Dataset excerpt:
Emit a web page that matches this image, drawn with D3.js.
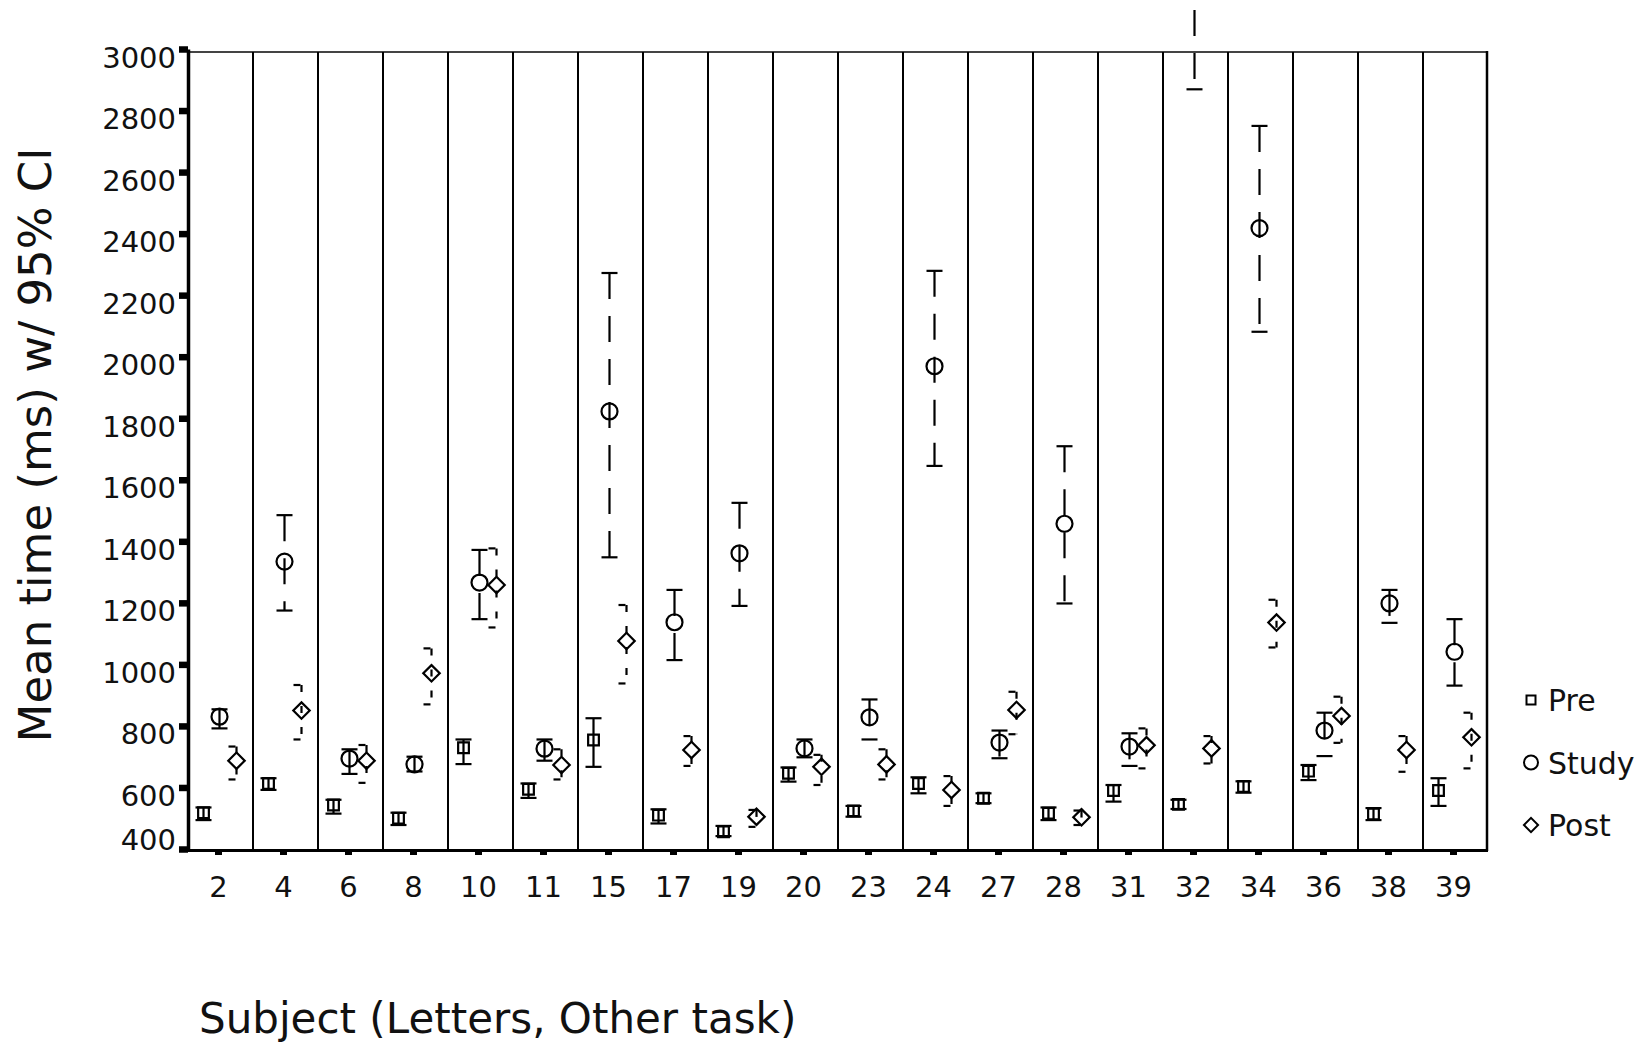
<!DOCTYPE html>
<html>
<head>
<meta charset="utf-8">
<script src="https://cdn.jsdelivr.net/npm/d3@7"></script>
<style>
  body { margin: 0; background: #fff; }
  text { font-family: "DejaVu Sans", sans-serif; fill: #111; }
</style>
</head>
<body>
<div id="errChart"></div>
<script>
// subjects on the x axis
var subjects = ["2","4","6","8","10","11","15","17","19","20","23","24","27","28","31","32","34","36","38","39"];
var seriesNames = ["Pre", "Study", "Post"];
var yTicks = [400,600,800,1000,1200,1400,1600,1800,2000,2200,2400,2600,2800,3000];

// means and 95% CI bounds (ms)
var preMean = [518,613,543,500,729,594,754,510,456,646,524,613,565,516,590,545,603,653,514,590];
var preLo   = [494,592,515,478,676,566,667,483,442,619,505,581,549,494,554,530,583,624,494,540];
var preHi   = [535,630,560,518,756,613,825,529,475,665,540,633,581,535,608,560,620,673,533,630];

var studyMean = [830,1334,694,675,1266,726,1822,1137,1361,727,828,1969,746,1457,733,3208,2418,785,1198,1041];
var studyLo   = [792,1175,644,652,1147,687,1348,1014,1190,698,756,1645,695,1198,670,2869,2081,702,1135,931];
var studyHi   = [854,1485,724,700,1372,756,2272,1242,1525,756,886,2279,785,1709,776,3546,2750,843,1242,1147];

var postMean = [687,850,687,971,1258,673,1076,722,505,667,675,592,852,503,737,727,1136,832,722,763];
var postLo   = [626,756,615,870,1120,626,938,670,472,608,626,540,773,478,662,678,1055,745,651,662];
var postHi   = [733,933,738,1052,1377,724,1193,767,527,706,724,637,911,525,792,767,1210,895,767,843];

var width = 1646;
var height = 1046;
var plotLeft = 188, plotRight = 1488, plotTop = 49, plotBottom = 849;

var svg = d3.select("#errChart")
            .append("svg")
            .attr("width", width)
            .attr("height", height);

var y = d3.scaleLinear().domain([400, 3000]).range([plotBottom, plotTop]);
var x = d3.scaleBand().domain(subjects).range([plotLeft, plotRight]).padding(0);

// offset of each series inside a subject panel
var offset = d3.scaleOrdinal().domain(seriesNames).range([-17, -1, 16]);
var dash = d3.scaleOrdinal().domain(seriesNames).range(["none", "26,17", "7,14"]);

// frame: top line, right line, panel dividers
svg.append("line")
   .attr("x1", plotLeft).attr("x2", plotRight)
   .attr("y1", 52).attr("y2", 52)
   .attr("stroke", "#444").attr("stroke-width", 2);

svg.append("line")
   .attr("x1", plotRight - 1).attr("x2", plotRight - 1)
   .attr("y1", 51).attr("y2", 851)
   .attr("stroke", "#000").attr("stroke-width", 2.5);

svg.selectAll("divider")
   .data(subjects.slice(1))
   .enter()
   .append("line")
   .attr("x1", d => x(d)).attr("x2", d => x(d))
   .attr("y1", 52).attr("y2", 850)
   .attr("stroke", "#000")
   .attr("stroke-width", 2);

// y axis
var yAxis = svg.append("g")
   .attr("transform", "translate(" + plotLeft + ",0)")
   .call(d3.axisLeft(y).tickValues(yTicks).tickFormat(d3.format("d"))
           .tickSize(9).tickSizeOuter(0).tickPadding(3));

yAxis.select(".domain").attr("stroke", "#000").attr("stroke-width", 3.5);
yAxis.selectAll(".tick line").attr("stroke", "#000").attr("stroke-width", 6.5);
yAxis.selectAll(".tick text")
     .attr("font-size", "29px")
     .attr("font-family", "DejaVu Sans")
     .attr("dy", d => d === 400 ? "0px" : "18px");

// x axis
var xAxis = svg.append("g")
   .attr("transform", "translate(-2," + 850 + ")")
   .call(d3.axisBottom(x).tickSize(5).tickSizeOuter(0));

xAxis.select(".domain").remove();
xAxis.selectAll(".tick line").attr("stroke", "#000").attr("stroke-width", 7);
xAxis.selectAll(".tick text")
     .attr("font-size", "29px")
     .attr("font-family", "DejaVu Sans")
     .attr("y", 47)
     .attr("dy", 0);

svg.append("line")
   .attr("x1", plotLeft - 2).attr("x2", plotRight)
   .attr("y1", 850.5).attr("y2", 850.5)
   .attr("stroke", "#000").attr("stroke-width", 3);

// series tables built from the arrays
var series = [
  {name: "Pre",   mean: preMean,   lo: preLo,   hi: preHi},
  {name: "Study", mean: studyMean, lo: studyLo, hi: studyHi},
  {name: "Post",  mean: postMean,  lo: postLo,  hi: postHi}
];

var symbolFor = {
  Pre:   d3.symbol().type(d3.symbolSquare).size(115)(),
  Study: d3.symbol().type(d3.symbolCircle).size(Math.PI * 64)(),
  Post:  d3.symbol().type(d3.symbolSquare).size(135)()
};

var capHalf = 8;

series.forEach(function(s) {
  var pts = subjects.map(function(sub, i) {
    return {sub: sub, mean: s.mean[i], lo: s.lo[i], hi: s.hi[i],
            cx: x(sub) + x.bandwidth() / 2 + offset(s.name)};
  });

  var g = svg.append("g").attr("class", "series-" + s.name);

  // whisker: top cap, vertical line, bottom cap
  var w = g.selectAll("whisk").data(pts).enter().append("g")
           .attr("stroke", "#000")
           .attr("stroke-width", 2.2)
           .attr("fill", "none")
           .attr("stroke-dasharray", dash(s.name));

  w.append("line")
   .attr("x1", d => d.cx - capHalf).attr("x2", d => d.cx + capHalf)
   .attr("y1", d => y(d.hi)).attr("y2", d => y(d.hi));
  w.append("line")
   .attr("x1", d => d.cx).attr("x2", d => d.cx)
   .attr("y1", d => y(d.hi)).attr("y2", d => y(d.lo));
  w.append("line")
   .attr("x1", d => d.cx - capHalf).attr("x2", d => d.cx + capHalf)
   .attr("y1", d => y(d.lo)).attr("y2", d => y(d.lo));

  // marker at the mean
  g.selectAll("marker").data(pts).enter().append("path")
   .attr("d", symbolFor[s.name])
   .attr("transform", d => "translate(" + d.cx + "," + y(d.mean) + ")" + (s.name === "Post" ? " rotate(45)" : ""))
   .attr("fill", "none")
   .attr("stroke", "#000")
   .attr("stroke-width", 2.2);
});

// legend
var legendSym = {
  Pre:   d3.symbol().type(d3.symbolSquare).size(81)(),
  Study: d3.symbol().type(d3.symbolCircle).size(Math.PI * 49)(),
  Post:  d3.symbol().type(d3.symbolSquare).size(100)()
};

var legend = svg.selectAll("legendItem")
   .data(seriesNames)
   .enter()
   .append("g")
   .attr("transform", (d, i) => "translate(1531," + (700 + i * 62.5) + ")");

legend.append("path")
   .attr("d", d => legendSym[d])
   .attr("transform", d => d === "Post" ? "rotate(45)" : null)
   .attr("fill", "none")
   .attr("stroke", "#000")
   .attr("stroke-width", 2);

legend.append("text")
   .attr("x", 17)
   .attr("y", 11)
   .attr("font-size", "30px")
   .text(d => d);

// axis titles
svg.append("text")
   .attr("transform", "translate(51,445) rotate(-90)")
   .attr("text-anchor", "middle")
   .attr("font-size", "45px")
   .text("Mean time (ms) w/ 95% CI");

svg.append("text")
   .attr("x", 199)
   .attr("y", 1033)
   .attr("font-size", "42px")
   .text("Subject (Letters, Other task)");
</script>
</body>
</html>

Exercise: Reproduce the material in its entirety and word for word, without the pictures.

Output for this task:
Emit a web page that matches this image, drawn with D3.js.
<!DOCTYPE html>
<html>
<head>
<meta charset="utf-8">
<script src="https://cdn.jsdelivr.net/npm/d3@7"></script>
<style>
  body { margin: 0; background: #fff; }
  text { font-family: "DejaVu Sans", sans-serif; fill: #111; }
</style>
</head>
<body>
<div id="errChart"></div>
<script>
// subjects on the x axis
var subjects = ["2","4","6","8","10","11","15","17","19","20","23","24","27","28","31","32","34","36","38","39"];
var seriesNames = ["Pre", "Study", "Post"];
var yTicks = [400,600,800,1000,1200,1400,1600,1800,2000,2200,2400,2600,2800,3000];

// means and 95% CI bounds (ms)
var preMean = [518,613,543,500,729,594,754,510,456,646,524,613,565,516,590,545,603,653,514,590];
var preLo   = [494,592,515,478,676,566,667,483,442,619,505,581,549,494,554,530,583,624,494,540];
var preHi   = [535,630,560,518,756,613,825,529,475,665,540,633,581,535,608,560,620,673,533,630];

var studyMean = [830,1334,694,675,1266,726,1822,1137,1361,727,828,1969,746,1457,733,3208,2418,785,1198,1041];
var studyLo   = [792,1175,644,652,1147,687,1348,1014,1190,698,756,1645,695,1198,670,2869,2081,702,1135,931];
var studyHi   = [854,1485,724,700,1372,756,2272,1242,1525,756,886,2279,785,1709,776,3546,2750,843,1242,1147];

var postMean = [687,850,687,971,1258,673,1076,722,505,667,675,592,852,503,737,727,1136,832,722,763];
var postLo   = [626,756,615,870,1120,626,938,670,472,608,626,540,773,478,662,678,1055,745,651,662];
var postHi   = [733,933,738,1052,1377,724,1193,767,527,706,724,637,911,525,792,767,1210,895,767,843];

var width = 1646;
var height = 1046;
var plotLeft = 188, plotRight = 1488, plotTop = 49, plotBottom = 849;

var svg = d3.select("#errChart")
            .append("svg")
            .attr("width", width)
            .attr("height", height);

var y = d3.scaleLinear().domain([400, 3000]).range([plotBottom, plotTop]);
var x = d3.scaleBand().domain(subjects).range([plotLeft, plotRight]).padding(0);

// offset of each series inside a subject panel
var offset = d3.scaleOrdinal().domain(seriesNames).range([-17, -1, 16]);
var dash = d3.scaleOrdinal().domain(seriesNames).range(["none", "26,17", "7,14"]);

// frame: top line, right line, panel dividers
svg.append("line")
   .attr("x1", plotLeft).attr("x2", plotRight)
   .attr("y1", 52).attr("y2", 52)
   .attr("stroke", "#444").attr("stroke-width", 2);

svg.append("line")
   .attr("x1", plotRight - 1).attr("x2", plotRight - 1)
   .attr("y1", 51).attr("y2", 851)
   .attr("stroke", "#000").attr("stroke-width", 2.5);

svg.selectAll("divider")
   .data(subjects.slice(1))
   .enter()
   .append("line")
   .attr("x1", d => x(d)).attr("x2", d => x(d))
   .attr("y1", 52).attr("y2", 850)
   .attr("stroke", "#000")
   .attr("stroke-width", 2);

// y axis
var yAxis = svg.append("g")
   .attr("transform", "translate(" + plotLeft + ",0)")
   .call(d3.axisLeft(y).tickValues(yTicks).tickFormat(d3.format("d"))
           .tickSize(9).tickSizeOuter(0).tickPadding(3));

yAxis.select(".domain").attr("stroke", "#000").attr("stroke-width", 3.5);
yAxis.selectAll(".tick line").attr("stroke", "#000").attr("stroke-width", 6.5);
yAxis.selectAll(".tick text")
     .attr("font-size", "29px")
     .attr("font-family", "DejaVu Sans")
     .attr("dy", d => d === 400 ? "0px" : "18px");

// x axis
var xAxis = svg.append("g")
   .attr("transform", "translate(-2," + 850 + ")")
   .call(d3.axisBottom(x).tickSize(5).tickSizeOuter(0));

xAxis.select(".domain").remove();
xAxis.selectAll(".tick line").attr("stroke", "#000").attr("stroke-width", 7);
xAxis.selectAll(".tick text")
     .attr("font-size", "29px")
     .attr("font-family", "DejaVu Sans")
     .attr("y", 47)
     .attr("dy", 0);

svg.append("line")
   .attr("x1", plotLeft - 2).attr("x2", plotRight)
   .attr("y1", 850.5).attr("y2", 850.5)
   .attr("stroke", "#000").attr("stroke-width", 3);

// series tables built from the arrays
var series = [
  {name: "Pre",   mean: preMean,   lo: preLo,   hi: preHi},
  {name: "Study", mean: studyMean, lo: studyLo, hi: studyHi},
  {name: "Post",  mean: postMean,  lo: postLo,  hi: postHi}
];

var symbolFor = {
  Pre:   d3.symbol().type(d3.symbolSquare).size(115)(),
  Study: d3.symbol().type(d3.symbolCircle).size(Math.PI * 64)(),
  Post:  d3.symbol().type(d3.symbolSquare).size(135)()
};

var capHalf = 8;

series.forEach(function(s) {
  var pts = subjects.map(function(sub, i) {
    return {sub: sub, mean: s.mean[i], lo: s.lo[i], hi: s.hi[i],
            cx: x(sub) + x.bandwidth() / 2 + offset(s.name)};
  });

  var g = svg.append("g").attr("class", "series-" + s.name);

  // whisker: top cap, vertical line, bottom cap
  var w = g.selectAll("whisk").data(pts).enter().append("g")
           .attr("stroke", "#000")
           .attr("stroke-width", 2.2)
           .attr("fill", "none")
           .attr("stroke-dasharray", dash(s.name));

  w.append("line")
   .attr("x1", d => d.cx - capHalf).attr("x2", d => d.cx + capHalf)
   .attr("y1", d => y(d.hi)).attr("y2", d => y(d.hi));
  w.append("line")
   .attr("x1", d => d.cx).attr("x2", d => d.cx)
   .attr("y1", d => y(d.hi)).attr("y2", d => y(d.lo));
  w.append("line")
   .attr("x1", d => d.cx - capHalf).attr("x2", d => d.cx + capHalf)
   .attr("y1", d => y(d.lo)).attr("y2", d => y(d.lo));

  // marker at the mean
  g.selectAll("marker").data(pts).enter().append("path")
   .attr("d", symbolFor[s.name])
   .attr("transform", d => "translate(" + d.cx + "," + y(d.mean) + ")" + (s.name === "Post" ? " rotate(45)" : ""))
   .attr("fill", "none")
   .attr("stroke", "#000")
   .attr("stroke-width", 2.2);
});

// legend
var legendSym = {
  Pre:   d3.symbol().type(d3.symbolSquare).size(81)(),
  Study: d3.symbol().type(d3.symbolCircle).size(Math.PI * 49)(),
  Post:  d3.symbol().type(d3.symbolSquare).size(100)()
};

var legend = svg.selectAll("legendItem")
   .data(seriesNames)
   .enter()
   .append("g")
   .attr("transform", (d, i) => "translate(1531," + (700 + i * 62.5) + ")");

legend.append("path")
   .attr("d", d => legendSym[d])
   .attr("transform", d => d === "Post" ? "rotate(45)" : null)
   .attr("fill", "none")
   .attr("stroke", "#000")
   .attr("stroke-width", 2);

legend.append("text")
   .attr("x", 17)
   .attr("y", 11)
   .attr("font-size", "30px")
   .text(d => d);

// axis titles
svg.append("text")
   .attr("transform", "translate(51,445) rotate(-90)")
   .attr("text-anchor", "middle")
   .attr("font-size", "45px")
   .text("Mean time (ms) w/ 95% CI");

svg.append("text")
   .attr("x", 199)
   .attr("y", 1033)
   .attr("font-size", "42px")
   .text("Subject (Letters, Other task)");
</script>
</body>
</html>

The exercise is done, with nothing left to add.